Our next steps are to tweak demand and capacity assumptions until we have a plan that works.   A good working plan has these characteristics:

  • The expected output meets overarching business targets (revenue, customer satisfaction, etc)
  • The headcount and associated costs are at acceptable levels.
  • The plan still sets us up for sustainability in the future.

Sustainability with FP&A Software

I’ve covered a lot of detail in this five-part post.  It’s not trivial to set up a finance process that makes this easy to do with high-frequency and with minimal manual efforts.  The practical solution to this is to use FP&A / CPM / EPM software.  FP&A software covers all the major components of the planning process I’ve covered here:

  • A central database that stores historical actuals and forecast data, and allows you to slice-and-dice by customer segment, region, channel, line-of-business, role, and any others.
  • The ability to load timesheets, contract data, employee roster information, and other datasets on an automatic and repeatable basis.
  • A calculation engine that handles the demand plan and capacity plan calculations and allows you to change central drivers across multiple what-if scenarios.
  • Standardized input templates for your professional services leaders and finance professionals, capturing inputs and seamlessly updating the central database.
  • A structured workflow process where you can maximize collaboration across your organization and provide finance or services leaders with transparency across the process.
  • A reporting and variance analysis engine that lets you constantly load your actuals and compare against your original budget or current forecast.  Is the revenue variance due to lower bookings, a shortage of associates, or is it just timing issues?  Is the cost variance due to higher costs-per-employee, an accelerated hiring plan, or is it just F/X?

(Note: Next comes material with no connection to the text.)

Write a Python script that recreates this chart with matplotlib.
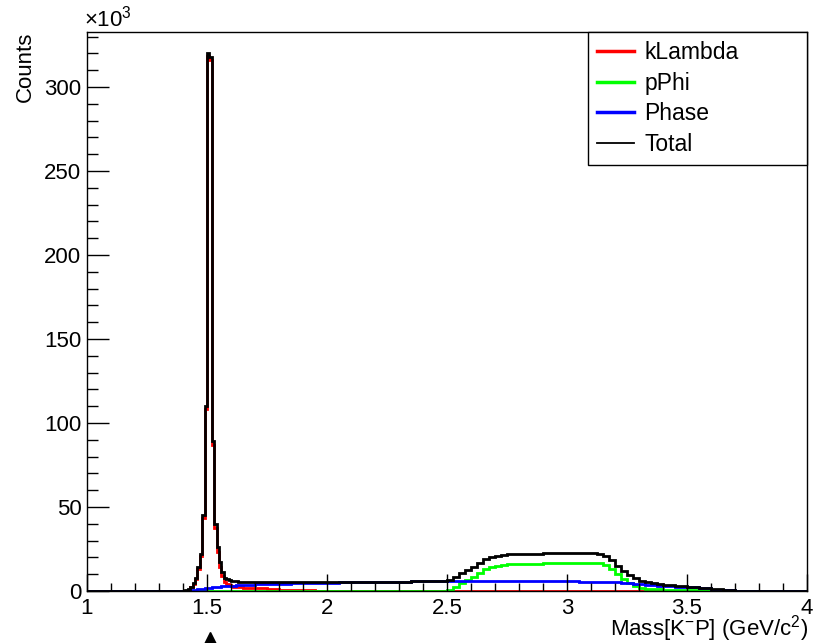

If you put all this together, there’s no reason why you can’t build up a forecast every month.  Or even more frequently than that.  I went through a brief period where I produced a new forecast every single week during periods of high-external scrutiny from investors.  With software as the backbone – with data sources auto-loaded and project portfolio adjustments centralized in one place –  the production of a new forecast was a mere 90 minute exercise, with most of that time being spent on analysis.